THE REQUEST | Of the lines in the listing, how many include the string "matplotlib"? Write the number and nothing else.
==== DATA PROVIDED
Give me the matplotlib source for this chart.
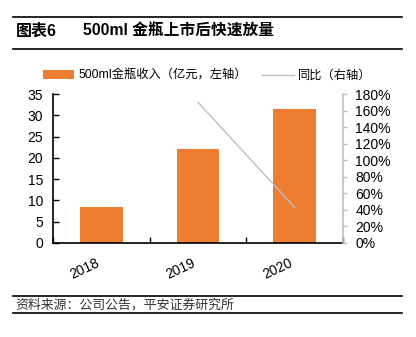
import matplotlib
matplotlib.use("Agg")
import matplotlib.pyplot as plt
from matplotlib.lines import Line2D

plt.rcParams['font.family'] = ['Liberation Sans', 'Noto Sans CJK SC', 'DejaVu Sans']

years = ['2018', '2019', '2020']
revenue = [8.4, 22.0, 31.4]          # 亿元
yoy_years = ['2019', '2020']
yoy = [1.70, 0.43]                   # 同比

title_no = '图表6'
title = '500ml 金瓶上市后快速放量'
bar_label = '500ml金瓶收入（亿元，左轴）'
line_label = '同比（右轴）'
source = '资料来源：公司公告，平安证券研究所'

ORANGE = '#ED7D31'
GRAY = '#BFBFBF'

W, H = 416, 337
fig = plt.figure(figsize=(W / 100, H / 100), dpi=100)

def fx(px):
    return px / W

def fy(py):
    return 1 - py / H

# header and footer rules
for y in (17, 49, 296, 313):
    fig.add_artist(Line2D([fx(13), fx(402)], [fy(y), fy(y)], color='black', lw=1.2))

fig.text(fx(16), fy(31), title_no, fontsize=11.5, fontweight='bold', va='center', ha='left')
fig.text(fx(83), fy(31), title, fontsize=11.3, fontweight='bold', va='center', ha='left')
fig.text(fx(15), fy(305), source, fontsize=9.3, color='#333333', va='center', ha='left', style='italic')

ax = fig.add_axes([fx(53), fy(243), fx(343) - fx(53), fy(94) - fy(243)])
x = list(range(len(years)))
bars = ax.bar(x, revenue, width=0.44, color=ORANGE, label=bar_label, zorder=2)
ax.set_xlim(-0.5, 2.5)
ax.set_ylim(0, 35)
ax.set_yticks(range(0, 36, 5))
ax.set_xticks(x)
ax.set_xticklabels(years, rotation=25, ha='right', fontsize=10)
ax.set_xticks([-0.5, 0.5, 1.5, 2.5], minor=True)
ax.tick_params(axis='x', which='major', length=0, pad=9)
ax.tick_params(axis='x', which='minor', direction='in', length=4, width=1, color='black')
ax.tick_params(axis='y', direction='in', length=4, width=1, labelsize=10, pad=7)
for s in ('top', 'right'):
    ax.spines[s].set_visible(False)
ax.spines['left'].set_linewidth(1.2)
ax.spines['bottom'].set_linewidth(1.2)

ax2 = ax.twinx()
xi = [years.index(y) for y in yoy_years]
line, = ax2.plot(xi, yoy, color=GRAY, lw=1.0, label=line_label, zorder=3)
ax2.set_ylim(0, 1.8)
ax2.set_yticks([i / 10 for i in range(0, 19, 2)])
ax2.set_yticklabels([f'{int(round(v * 100))}%' for v in ax2.get_yticks()])
ax2.tick_params(axis='y', direction='out', length=3, width=1, color=GRAY, labelsize=10, pad=6)
for s in ('top', 'left', 'bottom'):
    ax2.spines[s].set_visible(False)
ax2.spines['right'].set_color(GRAY)
ax2.spines['right'].set_linewidth(1.2)

fig.legend(handles=[bars, line], labels=[bar_label, line_label], ncol=2,
           loc='center', bbox_to_anchor=(fx(207), fy(76)), frameon=False,
           fontsize=8.8, handlelength=2.6, handleheight=0.7, handletextpad=0.35,
           columnspacing=1.2, borderaxespad=0)

fig.savefig('out.png', dpi=100)
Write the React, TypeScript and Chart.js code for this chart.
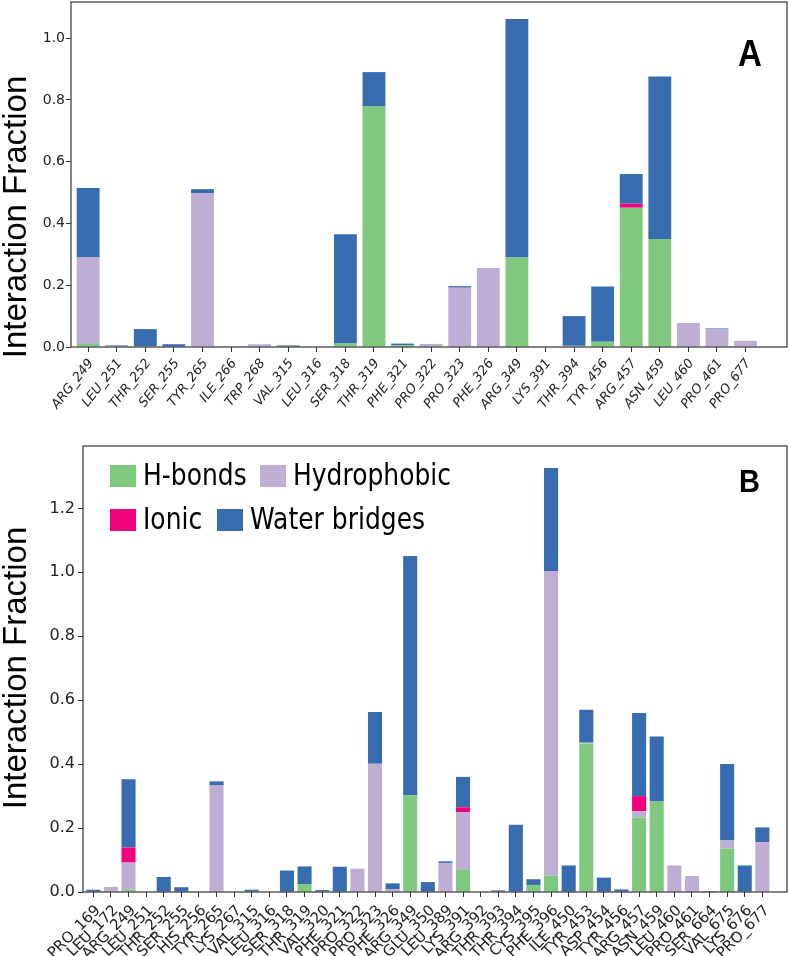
========
FULL SOLUTION | 5